Work from the series will be on sale at the Affordable Arts Beijing fair on April 24-25.
However, it was a photograph that first drew her to China. “I had seen pictures in the back of a glossy weekend newspaper supplement and one time they had a picture of the Harbin Ice Festival and it burned a trail in my mind from about 2000. After that, I was obsessed with coming.”
In 2006, Couchman was finally able to make her way to China via the Trans-Siberian Railway.
“I had never been to Asia before so it was great to go by land,” she said. “When I arrived in 2006, I decided after three days I wanted to live here and a year later I moved.”
But for someone whose living is made from exhibiting her ideas in public, Couchman’s creative method actually requires a lot of privacy.
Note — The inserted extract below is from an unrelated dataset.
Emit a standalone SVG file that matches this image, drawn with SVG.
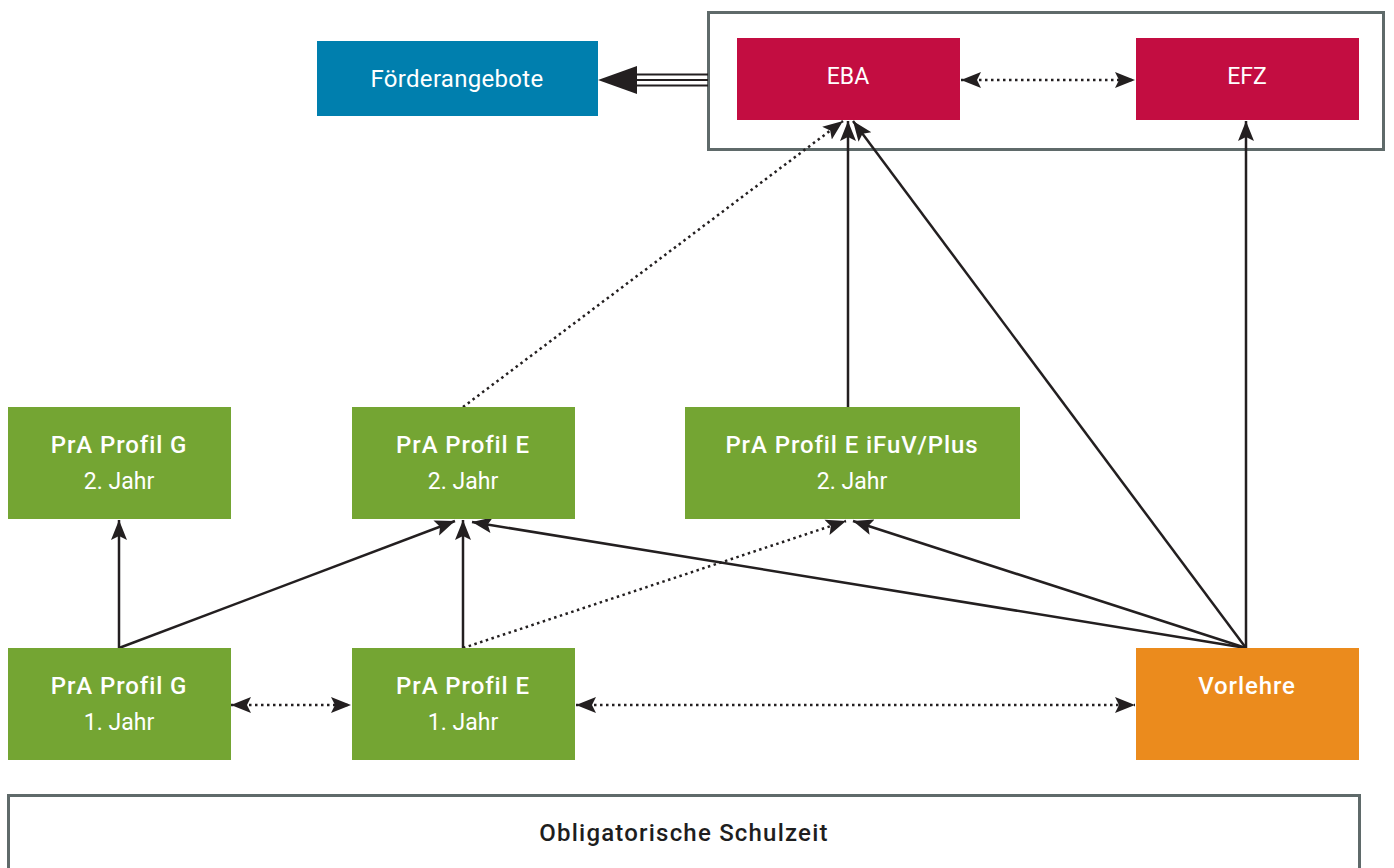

“Even my friends don’t know what I’m doing,” Couchman said. “I just need a space. I don’t want to have to deal with other people’s points of view at this stage. I want people to see it and know what they think, but I think in the creative process you have to almost stop and go on with it. It’s a very vulnerable position to be in.”
Still, like any artist who deserves the title, she is comfortable with vicissitudes of her creative drive. Private fantasies, creative vulnerability
“I’ve got boxes of notes,” she said.
“Things I might come back to later because it might just be not the right time.
“I think that ‘s why I don’t understand why people harp so much about originality,” she said.
“Art’s all a melting pot of a bunch of other things people have seen and heard. The discipline is that I keep pushing myself on my own terms not a race against other, But a race against myself.